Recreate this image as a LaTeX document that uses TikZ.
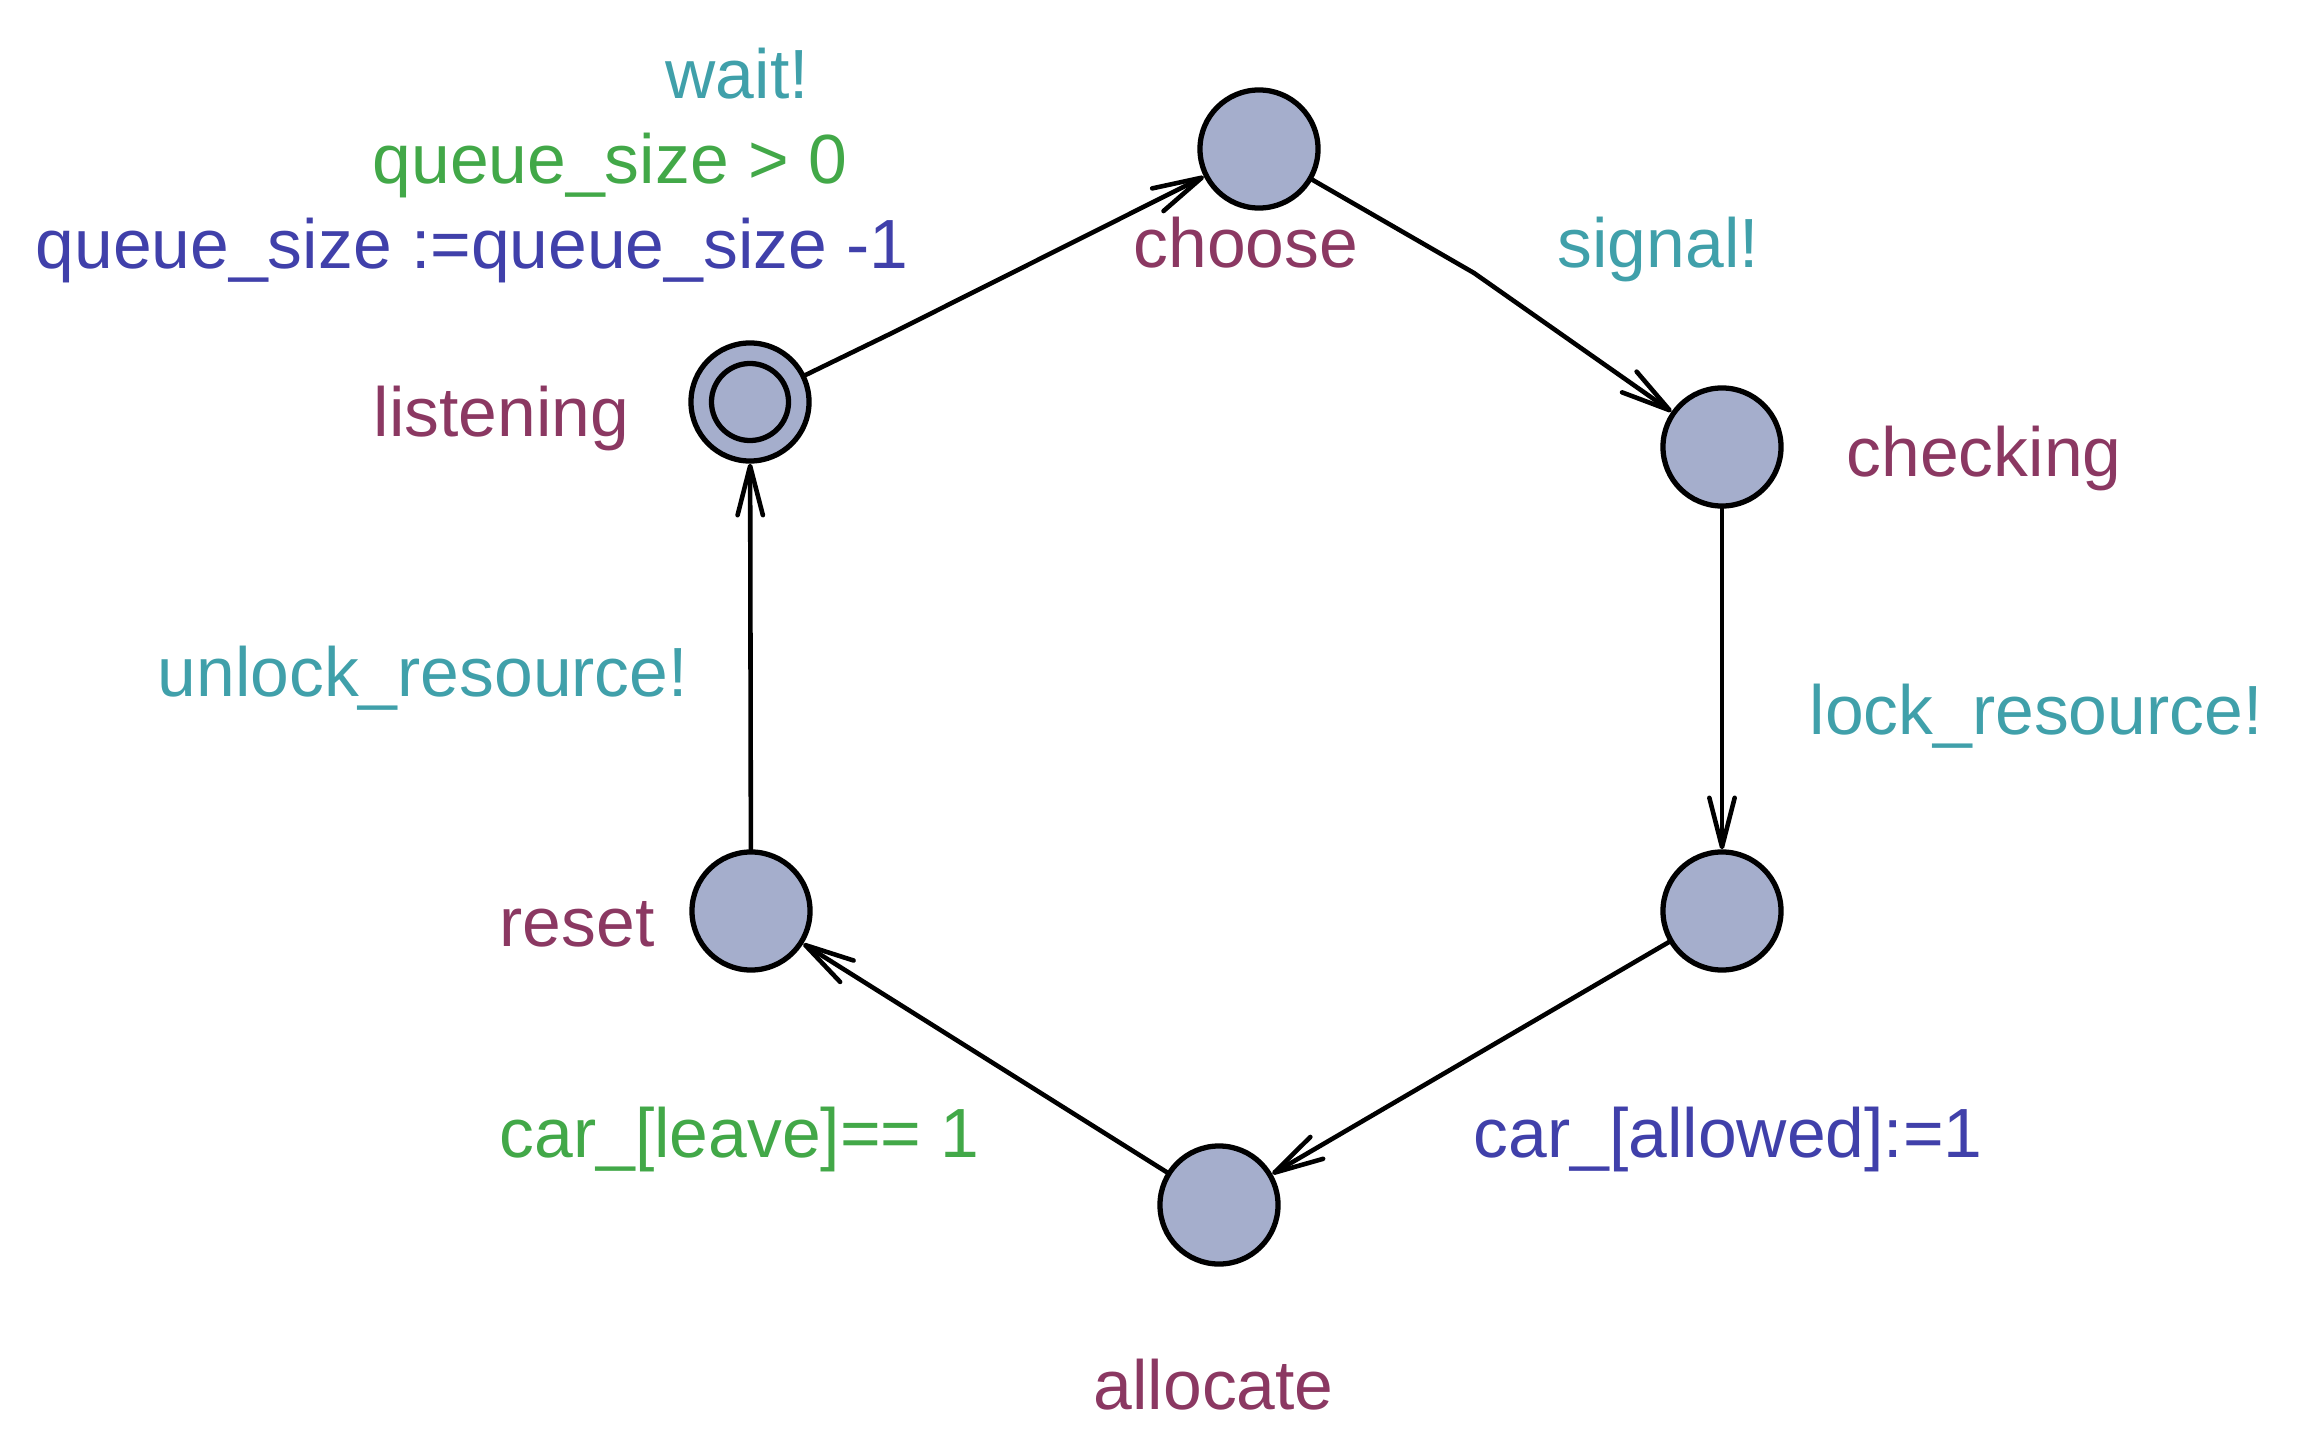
\documentclass[tikz,border=0pt]{standalone}
\usepackage{fontspec}
\setmainfont{Liberation Sans}
\usetikzlibrary{arrows.meta}
\definecolor{locfill}{RGB}{165,174,204}
\definecolor{locname}{RGB}{139,56,98}
\definecolor{synccol}{RGB}{64,160,170}
\definecolor{guardcol}{RGB}{66,168,72}
\definecolor{updcol}{RGB}{64,64,170}
\tikzset{
  loc/.style={circle, draw=black, fill=locfill, line width=1.5pt, minimum size=1.18cm, inner sep=0pt},
  lbl/.style={anchor=base west, inner sep=0pt, font=\fontsize{19.8}{23}\selectfont},
  namelbl/.style={lbl, text=locname},
  synclbl/.style={lbl, text=synccol},
  guardlbl/.style={lbl, text=guardcol},
  updlbl/.style={lbl, text=updcol},
  edge/.style={line width=1.3pt, line cap=round, line join=round, -{Straight Barb[length=14pt,width=7.2pt,round]}}
}
\begin{document}
\begin{tikzpicture}[x=0.01cm, y=-0.01cm]
\useasboundingbox (0,0) rectangle (2300,1452);
% locations
\node[loc] (listening) at (750,402) {};
\draw[line width=1.5pt] (listening.center) circle[radius=0.385cm];
\node[loc] (choose) at (1259,149) {};
\node[loc] (checking) at (1722,447) {};
\node[loc] (lock) at (1722,911) {};
\node[loc] (allocate) at (1219,1205) {};
\node[loc] (reset) at (751,911) {};
% nails
\coordinate (n1) at (892,333);
\coordinate (n2) at (1474,273);
% edges
\draw[edge] (listening) -- (n1) -- (choose);
\draw[edge] (choose) -- (n2) -- (checking);
\draw[edge] (checking) -- (lock);
\draw[edge] (lock) -- (allocate);
\draw[edge] (allocate) -- (reset);
\draw[edge] (reset) -- (listening);
% labels
\node[synclbl] (t1) at (665,99) {wait!};
\node[guardlbl] (t2) at (372,184) {queue\_size > 0};
\node[updlbl] (t3) at (35,269) {queue\_size :=queue\_size -1};
\node[namelbl] (t4) at (373,437) {listening};
\node[namelbl] (t5) at (1133,268) {choose};
\node[synclbl] (t6) at (1557,268) {signal!};
\node[namelbl] (t7) at (1846,477) {checking};
\node[synclbl] (t8) at (1809,734) {lock\_resource!};
\node[synclbl] (t9) at (157,696) {unlock\_resource!};
\node[namelbl] (t10) at (499,946) {reset};
\node[guardlbl] (t11) at (499,1157) {car\_[leave]== 1};
\node[updlbl] (t12) at (1473,1157) {car\_[allowed]:=1};
\node[namelbl] (t13) at (1093,1409) {allocate};
\end{tikzpicture}
\end{document}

= = = = =

__Problem to solve__.
Make an exact copy of the data above, pictures excluded.

__In response__.
Recreate this image as a LaTeX document that uses TikZ.
\documentclass[tikz,border=0pt]{standalone}
\usepackage{fontspec}
\setmainfont{Liberation Sans}
\usetikzlibrary{arrows.meta}
\definecolor{locfill}{RGB}{165,174,204}
\definecolor{locname}{RGB}{139,56,98}
\definecolor{synccol}{RGB}{64,160,170}
\definecolor{guardcol}{RGB}{66,168,72}
\definecolor{updcol}{RGB}{64,64,170}
\tikzset{
  loc/.style={circle, draw=black, fill=locfill, line width=1.5pt, minimum size=1.18cm, inner sep=0pt},
  lbl/.style={anchor=base west, inner sep=0pt, font=\fontsize{19.8}{23}\selectfont},
  namelbl/.style={lbl, text=locname},
  synclbl/.style={lbl, text=synccol},
  guardlbl/.style={lbl, text=guardcol},
  updlbl/.style={lbl, text=updcol},
  edge/.style={line width=1.3pt, line cap=round, line join=round, -{Straight Barb[length=14pt,width=7.2pt,round]}}
}
\begin{document}
\begin{tikzpicture}[x=0.01cm, y=-0.01cm]
\useasboundingbox (0,0) rectangle (2300,1452);
% locations
\node[loc] (listening) at (750,402) {};
\draw[line width=1.5pt] (listening.center) circle[radius=0.385cm];
\node[loc] (choose) at (1259,149) {};
\node[loc] (checking) at (1722,447) {};
\node[loc] (lock) at (1722,911) {};
\node[loc] (allocate) at (1219,1205) {};
\node[loc] (reset) at (751,911) {};
% nails
\coordinate (n1) at (892,333);
\coordinate (n2) at (1474,273);
% edges
\draw[edge] (listening) -- (n1) -- (choose);
\draw[edge] (choose) -- (n2) -- (checking);
\draw[edge] (checking) -- (lock);
\draw[edge] (lock) -- (allocate);
\draw[edge] (allocate) -- (reset);
\draw[edge] (reset) -- (listening);
% labels
\node[synclbl] (t1) at (665,99) {wait!};
\node[guardlbl] (t2) at (372,184) {queue\_size > 0};
\node[updlbl] (t3) at (35,269) {queue\_size :=queue\_size -1};
\node[namelbl] (t4) at (373,437) {listening};
\node[namelbl] (t5) at (1133,268) {choose};
\node[synclbl] (t6) at (1557,268) {signal!};
\node[namelbl] (t7) at (1846,477) {checking};
\node[synclbl] (t8) at (1809,734) {lock\_resource!};
\node[synclbl] (t9) at (157,696) {unlock\_resource!};
\node[namelbl] (t10) at (499,946) {reset};
\node[guardlbl] (t11) at (499,1157) {car\_[leave]== 1};
\node[updlbl] (t12) at (1473,1157) {car\_[allowed]:=1};
\node[namelbl] (t13) at (1093,1409) {allocate};
\end{tikzpicture}
\end{document}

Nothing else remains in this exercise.